AMD Ryzen security TSME memory encryption BIOS hardware
AMD Folding to Security Critics: TSME Memory Encryption Returns to Ryzen 9000 in July
AMD has told Tom's Hardware that it will reinstate Transparent Secure Memory Encryption (TSME) on desktop Ryzen 9000 processors in July. AMD tells Tom's Hardware that it's bringing TSME back to non-PRO Ryzen 9000 chips "based on valuable community feedback."
The reversal is blunt proof that a hardware security feature—even a niche one—can force a vendor to change course when the community pushes back hard enough. AMD had removed the feature quietly, and security advocates made that decision costly.
What AMD silently removed
TSME is a firmware-level encryption feature for memory. It allows the processor to generate a key in order to encrypt data stored in RAM, serving as a layer of protection against cold boot attacks, where a sudden shutdown can allow a physical attacker to extract sensitive data stored in memory.
TSME support on consumer CPUs dates back several years. It was not a new feature. It was a feature that had been there, and then AMD removed it.
The removal happened in firmware, not silicon. Earlier this year, AMD quietly removed the feature through a firmware update. The Ryzen 9000 CPUs still had the hardware. The firmware just refused to let users turn it on.
The discovery and the blowback
The removal was discovered after security audits on new machines with the Ryzen 9000 series. After discovering that TSME was no longer supported, researchers worked with motherboard vendors to confirm that TSME had previously been supported but was disabled in recent firmware.

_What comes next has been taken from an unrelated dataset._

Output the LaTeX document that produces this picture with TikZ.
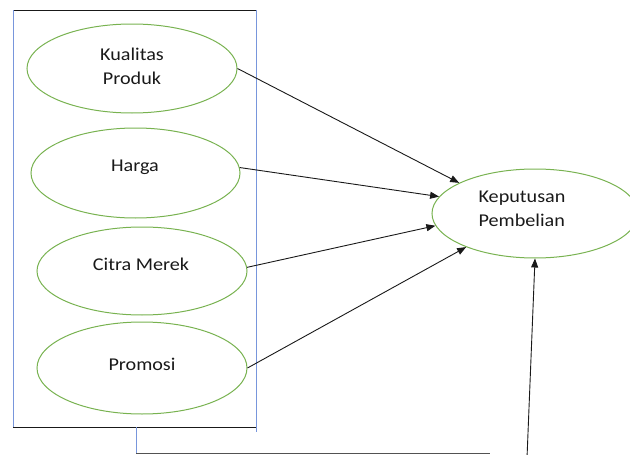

What followed was not a quiet bug fix. It was a public accountability moment. Following the discovery, bug reports were raised on AMD's GitHub repository, and AMD eventually responded with minimal information about the change.
No explanation. No timeline. Just silence, while security-minded users realized a layer of protection had vanished from their machines without notice.
Without any comment from AMD, it appeared as though the company disabled TSME through firmware on its consumer parts in order to differentiate its PRO lineup. That theory hardened into consensus. Enthusiasts and security researchers saw clear intentionality—strip a security feature from consumer chips, reserve it for the expensive PRO tier, let firmware do the gatekeeping.
The community pushed back. Asus has started rolling out beta BIOS updates that restore Transparent Secure Memory Encryption (TSME) support to several AM5 motherboards, making it one of the first board vendors to implement AMD's promised fix after the company was criticized for quietly removing the feature from non-Pro Ryzen CPUs. Motherboard makers began shipping workarounds before AMD even said it would fix the problem.
What makes this rare
AMD's July timeline is a reversal. The company explicitly disabled a security feature to segment product tiers, users noticed and complained, and AMD undid it. That sequence is uncommon. Hardware vendors do not usually walk back firmware-level restrictions on security.
AMD has not committed to any policy preventing future undisclosed security feature changes on consumer chips. The company's statement commits to restoring TSME and confirms Memory Guard will remain on Ryzen PRO, but it does not establish a disclosure standard for future firmware changes affecting security behavior. The reversal is narrow. AMD did not promise transparency. It simply said yes to this one feature, this one time.
Still, it matters. The fact that community pressure—security researchers, enthusiasts, motherboard vendors working in parallel—could move a CPU maker is itself the signal. TSME isn't a critical security feature for most consumer desktops, as it protects against attacks where the attacker needs physical access to the device. It's niche. And yet it was enough to force a reversal.
That suggests the bar for pushing back on firmware security decisions has gotten lower. Or that AMD's corporate appetite for this particular fight was lower than expected.
Our take. Rare for a hardware vendor to restore a feature they deliberately removed, especially on grounds of "community feedback" alone. AMD betting on silence working and losing that bet is a useful data point—security-aware users now know they have leverage when firmware behavior changes without disclosure.
What to watch. Whether AMD establishes a public changelog for future firmware changes affecting security behavior, and whether other AM5 board makers ship final BIOS with TSME by the promised timeline. The speed and completeness of the rollout will say whether this was genuine reversal or managed retreat.
Bottom line. When firmware becomes a product lever, security features can vanish quietly—but community push-back can force them back just as quickly.